Twenty percent of Zoetermeer's working population holds an IT-related job. The local government calls this an IT tradition and means it. Siemens runs its Dutch Tech Campus here. Toshiba Medical Systems Europe has its head office in town. The municipality designates a comparatively large share of its budget to school computers. And in a gesture that captures the city's particular flavor, Zoetermeer became the first municipality in the world to maintain a working city hall inside the virtual world Second Life, an experiment that mostly proved Second Life was not where city government was heading. The Forum building in the modern Stadscentrum holds the actual city hall, the central library, and several other public functions under one digital roof. The Stadscentrum was completed in phases between 1981 and the Cadenza residential development in 2017.
When SnowWorld opened in 1996 it was the first indoor ski slope in the Netherlands made of real snow. By 2016 it had four slopes, the longest stretching 300 meters, and it pulls over a million visitors a year, making it the city's biggest tourist attraction by some distance. Dutch Water Dreams, a copy of the Beijing 2008 Olympics wild water rafting course, ran from 2007 until it closed in 2015. Silverdome holds the only curling rink in the Netherlands. And the Church of Jesus Christ of Latter-day Saints chose Zoetermeer, of all places, as the site of its only temple in the country, located near the old village center. Notable residents include Dick Schoof, who became Prime Minister of the Netherlands in 2024, the singer Mr Probz, the DJ San Holo, and the model Romee Strijd. The peat-bog village turned planned city of the 1960s now generates as much culture as it consumes, which is more than its planners ever asked of it.

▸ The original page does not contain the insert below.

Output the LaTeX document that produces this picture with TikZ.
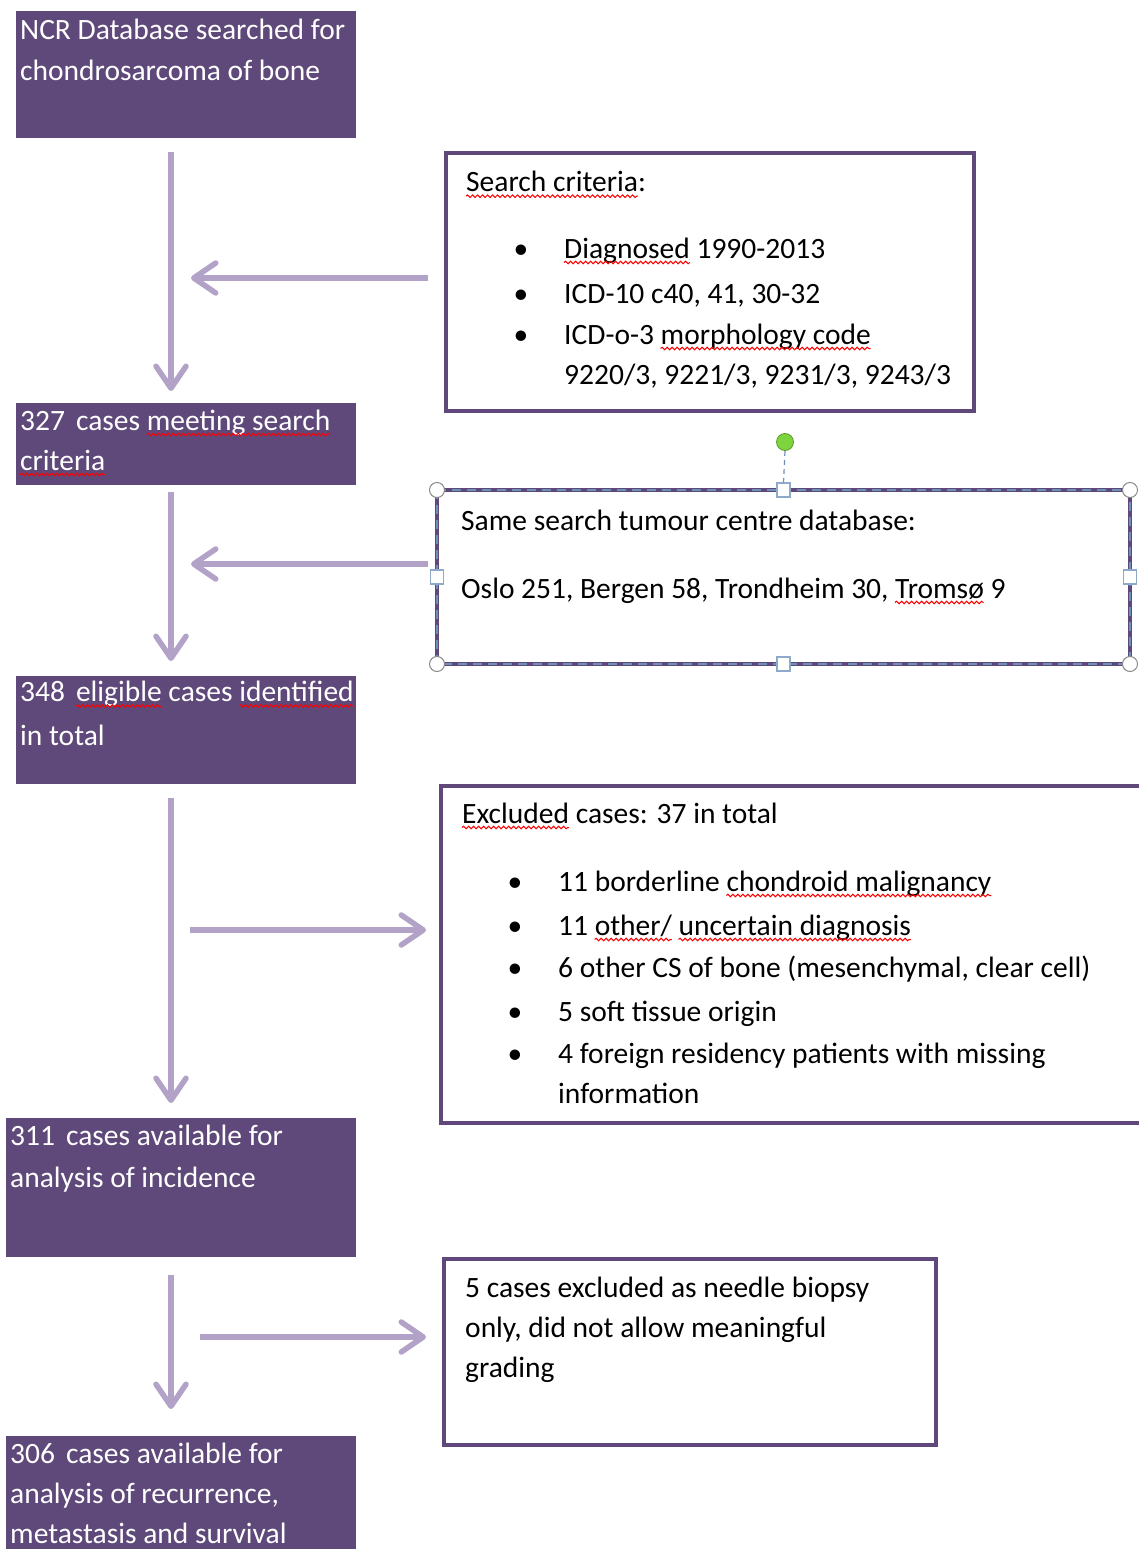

Zoetermeer sits at 52.0611 N, 4.4933 E in South Holland, about 14 km east of The Hague city center and immediately south of the A12 motorway connecting The Hague to Utrecht. Visible from cruising altitude as a distinctive cluster of post-1960s urban planning with a clearly defined grid of neighborhoods and the artificial Zoetermeerse Plas lake on the north edge. Nearest airports: Rotterdam The Hague (EHRD, 18 km southwest) and Amsterdam Schiphol (EHAM, 36 km northeast).